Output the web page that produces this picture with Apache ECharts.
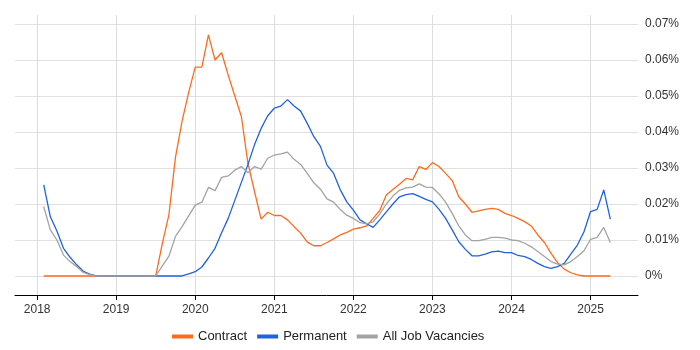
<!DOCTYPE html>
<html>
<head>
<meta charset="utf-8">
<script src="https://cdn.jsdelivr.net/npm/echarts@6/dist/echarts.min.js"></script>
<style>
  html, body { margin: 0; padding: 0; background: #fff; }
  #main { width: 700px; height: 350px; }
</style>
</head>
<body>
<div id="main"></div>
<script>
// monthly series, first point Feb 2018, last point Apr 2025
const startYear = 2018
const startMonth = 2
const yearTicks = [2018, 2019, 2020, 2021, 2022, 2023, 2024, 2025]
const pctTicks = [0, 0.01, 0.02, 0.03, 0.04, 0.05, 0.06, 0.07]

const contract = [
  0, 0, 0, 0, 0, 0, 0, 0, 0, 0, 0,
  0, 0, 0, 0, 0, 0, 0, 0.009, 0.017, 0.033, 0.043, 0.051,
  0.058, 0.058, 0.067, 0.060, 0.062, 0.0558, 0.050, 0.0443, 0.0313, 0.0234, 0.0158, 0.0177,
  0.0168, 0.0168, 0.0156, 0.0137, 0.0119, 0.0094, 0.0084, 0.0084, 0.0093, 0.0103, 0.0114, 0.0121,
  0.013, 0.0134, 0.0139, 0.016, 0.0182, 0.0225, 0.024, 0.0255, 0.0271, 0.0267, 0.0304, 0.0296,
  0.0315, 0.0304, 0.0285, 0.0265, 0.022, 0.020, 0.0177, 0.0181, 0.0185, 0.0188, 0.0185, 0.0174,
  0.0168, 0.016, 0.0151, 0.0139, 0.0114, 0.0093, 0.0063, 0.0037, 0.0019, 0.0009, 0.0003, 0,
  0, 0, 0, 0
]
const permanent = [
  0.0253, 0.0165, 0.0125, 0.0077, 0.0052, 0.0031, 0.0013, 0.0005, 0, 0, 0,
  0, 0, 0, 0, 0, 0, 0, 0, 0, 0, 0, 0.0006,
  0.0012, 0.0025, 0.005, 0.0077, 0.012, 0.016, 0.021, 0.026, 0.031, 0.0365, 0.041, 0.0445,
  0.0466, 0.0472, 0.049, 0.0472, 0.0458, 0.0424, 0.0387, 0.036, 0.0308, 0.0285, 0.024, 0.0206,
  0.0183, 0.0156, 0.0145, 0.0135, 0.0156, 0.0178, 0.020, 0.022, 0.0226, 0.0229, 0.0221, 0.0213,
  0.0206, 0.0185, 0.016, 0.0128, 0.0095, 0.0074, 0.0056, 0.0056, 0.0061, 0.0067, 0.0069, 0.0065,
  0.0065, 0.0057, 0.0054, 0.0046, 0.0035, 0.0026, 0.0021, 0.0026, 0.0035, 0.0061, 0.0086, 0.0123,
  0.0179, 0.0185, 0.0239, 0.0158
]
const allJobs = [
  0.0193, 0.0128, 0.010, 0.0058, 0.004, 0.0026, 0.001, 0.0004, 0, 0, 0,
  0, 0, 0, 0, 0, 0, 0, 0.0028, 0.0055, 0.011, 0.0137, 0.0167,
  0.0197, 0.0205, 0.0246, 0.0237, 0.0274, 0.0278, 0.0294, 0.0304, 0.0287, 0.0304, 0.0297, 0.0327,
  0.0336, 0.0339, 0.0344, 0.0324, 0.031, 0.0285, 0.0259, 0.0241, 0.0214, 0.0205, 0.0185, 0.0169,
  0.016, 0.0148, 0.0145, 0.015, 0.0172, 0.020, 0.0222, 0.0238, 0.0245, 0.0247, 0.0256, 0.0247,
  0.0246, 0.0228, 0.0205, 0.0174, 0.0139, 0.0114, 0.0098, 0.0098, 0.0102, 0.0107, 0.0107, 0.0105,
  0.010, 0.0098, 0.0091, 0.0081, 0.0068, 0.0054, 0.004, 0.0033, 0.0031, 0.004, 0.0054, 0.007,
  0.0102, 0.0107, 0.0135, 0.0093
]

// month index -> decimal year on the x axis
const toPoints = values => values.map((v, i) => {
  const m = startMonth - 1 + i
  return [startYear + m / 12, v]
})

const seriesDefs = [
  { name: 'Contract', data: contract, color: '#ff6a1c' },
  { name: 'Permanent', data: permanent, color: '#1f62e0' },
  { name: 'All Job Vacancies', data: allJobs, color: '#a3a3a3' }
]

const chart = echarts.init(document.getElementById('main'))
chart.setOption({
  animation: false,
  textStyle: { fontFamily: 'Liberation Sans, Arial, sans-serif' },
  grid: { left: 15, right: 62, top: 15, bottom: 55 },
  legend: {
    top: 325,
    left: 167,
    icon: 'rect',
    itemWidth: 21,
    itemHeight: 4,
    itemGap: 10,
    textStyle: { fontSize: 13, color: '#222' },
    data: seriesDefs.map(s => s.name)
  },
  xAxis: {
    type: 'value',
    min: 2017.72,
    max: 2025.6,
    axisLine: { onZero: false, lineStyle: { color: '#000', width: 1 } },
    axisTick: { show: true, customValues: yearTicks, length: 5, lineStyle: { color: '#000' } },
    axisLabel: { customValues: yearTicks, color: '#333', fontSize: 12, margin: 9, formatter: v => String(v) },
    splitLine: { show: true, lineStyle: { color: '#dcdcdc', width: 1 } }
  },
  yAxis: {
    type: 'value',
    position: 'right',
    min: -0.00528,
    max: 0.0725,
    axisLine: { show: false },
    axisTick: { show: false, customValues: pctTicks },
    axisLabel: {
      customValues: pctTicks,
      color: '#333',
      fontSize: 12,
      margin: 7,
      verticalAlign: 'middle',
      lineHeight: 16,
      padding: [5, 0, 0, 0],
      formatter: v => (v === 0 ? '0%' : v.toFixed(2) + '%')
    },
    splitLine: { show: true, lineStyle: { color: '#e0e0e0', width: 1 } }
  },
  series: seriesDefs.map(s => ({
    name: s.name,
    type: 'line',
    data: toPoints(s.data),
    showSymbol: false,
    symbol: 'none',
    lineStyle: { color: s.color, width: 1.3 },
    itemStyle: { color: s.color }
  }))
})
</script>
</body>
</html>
* * *
Without the images, write out each line of the data verbatim.

Output the web page that produces this picture with Apache ECharts.
<!DOCTYPE html>
<html>
<head>
<meta charset="utf-8">
<script src="https://cdn.jsdelivr.net/npm/echarts@6/dist/echarts.min.js"></script>
<style>
  html, body { margin: 0; padding: 0; background: #fff; }
  #main { width: 700px; height: 350px; }
</style>
</head>
<body>
<div id="main"></div>
<script>
// monthly series, first point Feb 2018, last point Apr 2025
const startYear = 2018
const startMonth = 2
const yearTicks = [2018, 2019, 2020, 2021, 2022, 2023, 2024, 2025]
const pctTicks = [0, 0.01, 0.02, 0.03, 0.04, 0.05, 0.06, 0.07]

const contract = [
  0, 0, 0, 0, 0, 0, 0, 0, 0, 0, 0,
  0, 0, 0, 0, 0, 0, 0, 0.009, 0.017, 0.033, 0.043, 0.051,
  0.058, 0.058, 0.067, 0.060, 0.062, 0.0558, 0.050, 0.0443, 0.0313, 0.0234, 0.0158, 0.0177,
  0.0168, 0.0168, 0.0156, 0.0137, 0.0119, 0.0094, 0.0084, 0.0084, 0.0093, 0.0103, 0.0114, 0.0121,
  0.013, 0.0134, 0.0139, 0.016, 0.0182, 0.0225, 0.024, 0.0255, 0.0271, 0.0267, 0.0304, 0.0296,
  0.0315, 0.0304, 0.0285, 0.0265, 0.022, 0.020, 0.0177, 0.0181, 0.0185, 0.0188, 0.0185, 0.0174,
  0.0168, 0.016, 0.0151, 0.0139, 0.0114, 0.0093, 0.0063, 0.0037, 0.0019, 0.0009, 0.0003, 0,
  0, 0, 0, 0
]
const permanent = [
  0.0253, 0.0165, 0.0125, 0.0077, 0.0052, 0.0031, 0.0013, 0.0005, 0, 0, 0,
  0, 0, 0, 0, 0, 0, 0, 0, 0, 0, 0, 0.0006,
  0.0012, 0.0025, 0.005, 0.0077, 0.012, 0.016, 0.021, 0.026, 0.031, 0.0365, 0.041, 0.0445,
  0.0466, 0.0472, 0.049, 0.0472, 0.0458, 0.0424, 0.0387, 0.036, 0.0308, 0.0285, 0.024, 0.0206,
  0.0183, 0.0156, 0.0145, 0.0135, 0.0156, 0.0178, 0.020, 0.022, 0.0226, 0.0229, 0.0221, 0.0213,
  0.0206, 0.0185, 0.016, 0.0128, 0.0095, 0.0074, 0.0056, 0.0056, 0.0061, 0.0067, 0.0069, 0.0065,
  0.0065, 0.0057, 0.0054, 0.0046, 0.0035, 0.0026, 0.0021, 0.0026, 0.0035, 0.0061, 0.0086, 0.0123,
  0.0179, 0.0185, 0.0239, 0.0158
]
const allJobs = [
  0.0193, 0.0128, 0.010, 0.0058, 0.004, 0.0026, 0.001, 0.0004, 0, 0, 0,
  0, 0, 0, 0, 0, 0, 0, 0.0028, 0.0055, 0.011, 0.0137, 0.0167,
  0.0197, 0.0205, 0.0246, 0.0237, 0.0274, 0.0278, 0.0294, 0.0304, 0.0287, 0.0304, 0.0297, 0.0327,
  0.0336, 0.0339, 0.0344, 0.0324, 0.031, 0.0285, 0.0259, 0.0241, 0.0214, 0.0205, 0.0185, 0.0169,
  0.016, 0.0148, 0.0145, 0.015, 0.0172, 0.020, 0.0222, 0.0238, 0.0245, 0.0247, 0.0256, 0.0247,
  0.0246, 0.0228, 0.0205, 0.0174, 0.0139, 0.0114, 0.0098, 0.0098, 0.0102, 0.0107, 0.0107, 0.0105,
  0.010, 0.0098, 0.0091, 0.0081, 0.0068, 0.0054, 0.004, 0.0033, 0.0031, 0.004, 0.0054, 0.007,
  0.0102, 0.0107, 0.0135, 0.0093
]

// month index -> decimal year on the x axis
const toPoints = values => values.map((v, i) => {
  const m = startMonth - 1 + i
  return [startYear + m / 12, v]
})

const seriesDefs = [
  { name: 'Contract', data: contract, color: '#ff6a1c' },
  { name: 'Permanent', data: permanent, color: '#1f62e0' },
  { name: 'All Job Vacancies', data: allJobs, color: '#a3a3a3' }
]

const chart = echarts.init(document.getElementById('main'))
chart.setOption({
  animation: false,
  textStyle: { fontFamily: 'Liberation Sans, Arial, sans-serif' },
  grid: { left: 15, right: 62, top: 15, bottom: 55 },
  legend: {
    top: 325,
    left: 167,
    icon: 'rect',
    itemWidth: 21,
    itemHeight: 4,
    itemGap: 10,
    textStyle: { fontSize: 13, color: '#222' },
    data: seriesDefs.map(s => s.name)
  },
  xAxis: {
    type: 'value',
    min: 2017.72,
    max: 2025.6,
    axisLine: { onZero: false, lineStyle: { color: '#000', width: 1 } },
    axisTick: { show: true, customValues: yearTicks, length: 5, lineStyle: { color: '#000' } },
    axisLabel: { customValues: yearTicks, color: '#333', fontSize: 12, margin: 9, formatter: v => String(v) },
    splitLine: { show: true, lineStyle: { color: '#dcdcdc', width: 1 } }
  },
  yAxis: {
    type: 'value',
    position: 'right',
    min: -0.00528,
    max: 0.0725,
    axisLine: { show: false },
    axisTick: { show: false, customValues: pctTicks },
    axisLabel: {
      customValues: pctTicks,
      color: '#333',
      fontSize: 12,
      margin: 7,
      verticalAlign: 'middle',
      lineHeight: 16,
      padding: [5, 0, 0, 0],
      formatter: v => (v === 0 ? '0%' : v.toFixed(2) + '%')
    },
    splitLine: { show: true, lineStyle: { color: '#e0e0e0', width: 1 } }
  },
  series: seriesDefs.map(s => ({
    name: s.name,
    type: 'line',
    data: toPoints(s.data),
    showSymbol: false,
    symbol: 'none',
    lineStyle: { color: s.color, width: 1.3 },
    itemStyle: { color: s.color }
  }))
})
</script>
</body>
</html>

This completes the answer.